Several important but unlisted PoMo buildings have already disappeared, including Egyptian-style branch of Sainsbury's Homebase, designed by Ian Pollard, built 1988-90, and demolished 2014 to make way for 'luxury flats'. It was typical PoMo in that it delighted some and confused others with its inventiveness, playfulness, and wit. The exterior featured a frieze carved by David Kindersley and his team depicting huge Egyptian deities including Seth holding a power drill. Not longer after, the C20 Society organised its first conference on Postmodern architecture and began its campaign to get more PoMo buildings listed

 


19th March 2024

The Cosmic House (1978-83) by Charles Jencks (1939-2019) is perhaps the most famous and extravagant expression of Postmodernist ideas as applied to domestic architecture. Described as a "riotous living monument to his theories", the interior is just as complex as the exterior with "every corner alive with symbolism and allusion". It is now Grade I Listed and can be visited by appointment.


18th March 2024

This week we have postmodern architecture (PoMo), a style which emerged in the late 1960s as a reaction against the austerity and formality of Modernism, and is characterised by its colour, playfulness and historical allusions.
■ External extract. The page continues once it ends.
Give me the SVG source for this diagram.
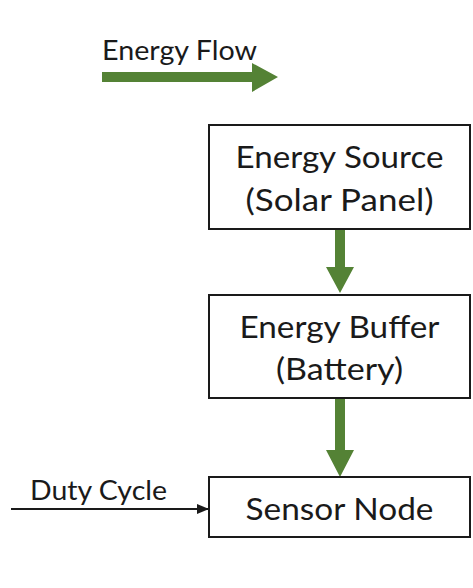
<svg xmlns="http://www.w3.org/2000/svg" width="473" height="588" viewBox="0 0 473 588">
  <style>
    .box { fill: #ffffff; stroke: #1a1a1a; stroke-width: 2; }
    .label { font-family: "Lato", "Open Sans", "Liberation Sans", sans-serif; font-size: 31px; fill: #1a1a1a; text-anchor: middle; }
    .side { font-family: "Lato", "Open Sans", "Liberation Sans", sans-serif; font-size: 27px; fill: #1a1a1a; }
    .flow { fill: #548235; stroke: none; }
    .signal { stroke: #1a1a1a; stroke-width: 2; fill: none; }
  </style>
  <defs>
    <marker id="tri" markerWidth="12" markerHeight="10" refX="12" refY="5" orient="auto" markerUnits="userSpaceOnUse">
      <path d="M0,0 L12,5 L0,10 Z" fill="#1a1a1a"/>
    </marker>
  </defs>
  <rect width="473" height="588" fill="#ffffff"/>

  <!-- legend -->
  <g id="legend">
    <text class="side" x="102" y="60" textLength="155" lengthAdjust="spacingAndGlyphs">Energy Flow</text>
    <polygon class="flow" points="102,72 252,72 252,63 278,77 252,92 252,82 102,82"/>
  </g>

  <!-- connectors -->
  <g id="connectors">
    <polygon class="flow" points="335,229 345,229 345,267 354,267 340,293 326,267 335,267"/>
    <polygon class="flow" points="335,398 345,398 345,450 354,450 340,477 326,450 335,450"/>
    <line class="signal" x1="11" y1="509" x2="209" y2="509" marker-end="url(#tri)"/>
    <text class="side" x="30" y="500" textLength="137" lengthAdjust="spacingAndGlyphs">Duty Cycle</text>
  </g>

  <g id="energy-source">
    <rect class="box" x="209" y="125" width="261" height="104"/>
    <text class="label" x="339.5" y="168" textLength="208" lengthAdjust="spacingAndGlyphs">Energy Source</text>
    <text class="label" x="339.5" y="211" textLength="188" lengthAdjust="spacingAndGlyphs">(Solar Panel)</text>
  </g>

  <g id="energy-buffer">
    <rect class="box" x="209" y="295" width="261" height="103"/>
    <text class="label" x="339.5" y="338" textLength="200" lengthAdjust="spacingAndGlyphs">Energy Buffer</text>
    <text class="label" x="339.5" y="380" textLength="127" lengthAdjust="spacingAndGlyphs">(Battery)</text>
  </g>

  <g id="sensor-node">
    <rect class="box" x="209" y="477" width="261" height="60"/>
    <text class="label" x="339.5" y="520" textLength="188" lengthAdjust="spacingAndGlyphs">Sensor Node</text>
  </g>
</svg>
It has been much maligned and derided in recent years, and while seventeen PoMo buildings were listed in 2018, others have already been demolished or are at risk. This is Newlands Quay (MacCormac Jamieson Prichard and Wright, 1986-88, Grade II) in London's docklands: "Porthole windows lend a nautical appearance...and other referential details include red brickwork and arched openings that hark to Victorian dock buildings."